3. Infrared cameras to detect surface temperatures (wet walls are cooler). Infrared cameras are good tools for quickly finding surface moisture, but depend on sufficiently wetted surfaces which show up as a cooler temperature. Depending on the instrument's quality and sensitivity, the instrument may or may not find surface moisture area, and should always be used in conjunction with surface or behind wall meters..

==Prevention==
Preventing interstitial condensation by keeping these hidden spaces dry, is critical in all buildings. This is done by:

1. maintaining a slightly positive indoor pressure in warm months and a neutral pressurization in cold months;
2. preventing infiltration (exterior air leakage into the building);
3. preventing exfiltration (interior air leakage into the assemblies);
4. controlling indoor moisture at its sources through exhaust ventilation,
5. having correct HVAC design for efficient air dehumidification;
6. effective vapor barrier wall sealing;
7. proper insulation;
8. using an diffusion tight vapor barrier (vapor check) on the warm side of the insulation, i.e., inside the assembly on a heated building and outside on a cooled building.

Vapor barriers can be problematic because they difficult to install perfectly and also reduce the ability of a cavity to dry out when it does get wet. Vapor barriers are used in conjunction with a housewrap which are vapor permeable but a water resistant membrane, so that one side of the cavity is permeable to allow drying. Spray foam insulation can an effective vapor barrier if applied correctly.
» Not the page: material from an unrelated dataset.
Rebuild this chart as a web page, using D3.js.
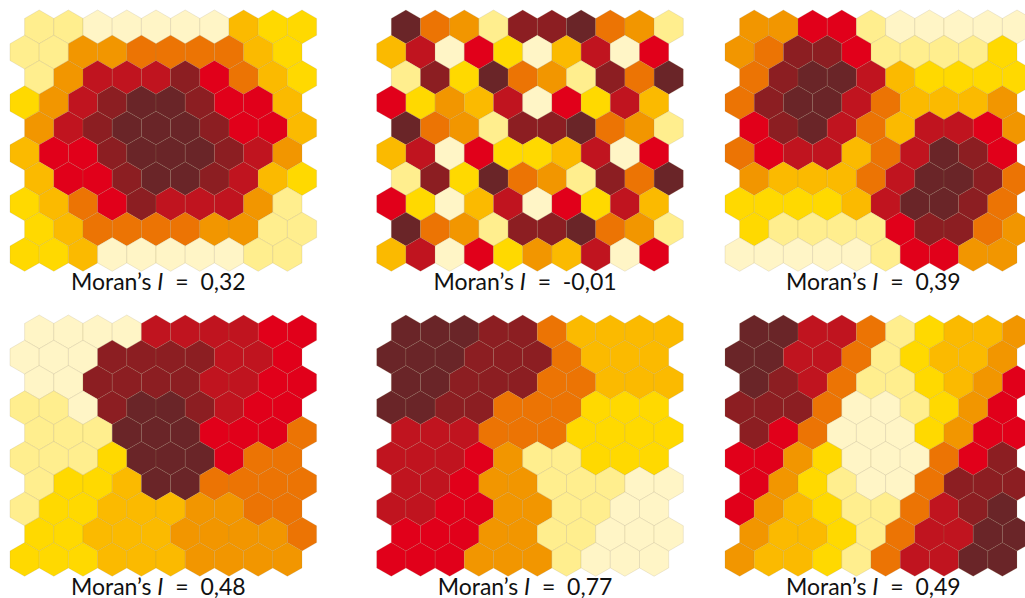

Historically, most buildings built before the twentieth century were not designed to maintain 70F/21C, were both naturally well ventilated and built with very permeable materials. The increase in interstitial condensation problems are due to:

1. the modern prevalence of central heating and air conditioning;
2. the construction of air-tighter enclosures causing buildings to be negatively pressurized;
3. more heavily insulated buildings;
4. more indoor plumbing sweating and leaking.

==Other construction==
Interstitial condensation problems may also occur in other structures with enclosed air spaces along with the presence of high humidity and a large temperature difference between exterior and interior, including refrigerated vehicles.

==Freezing==
The process may cause further problems if freezing is involved. Condensed water expands when frozen, possibly causing further structural damage.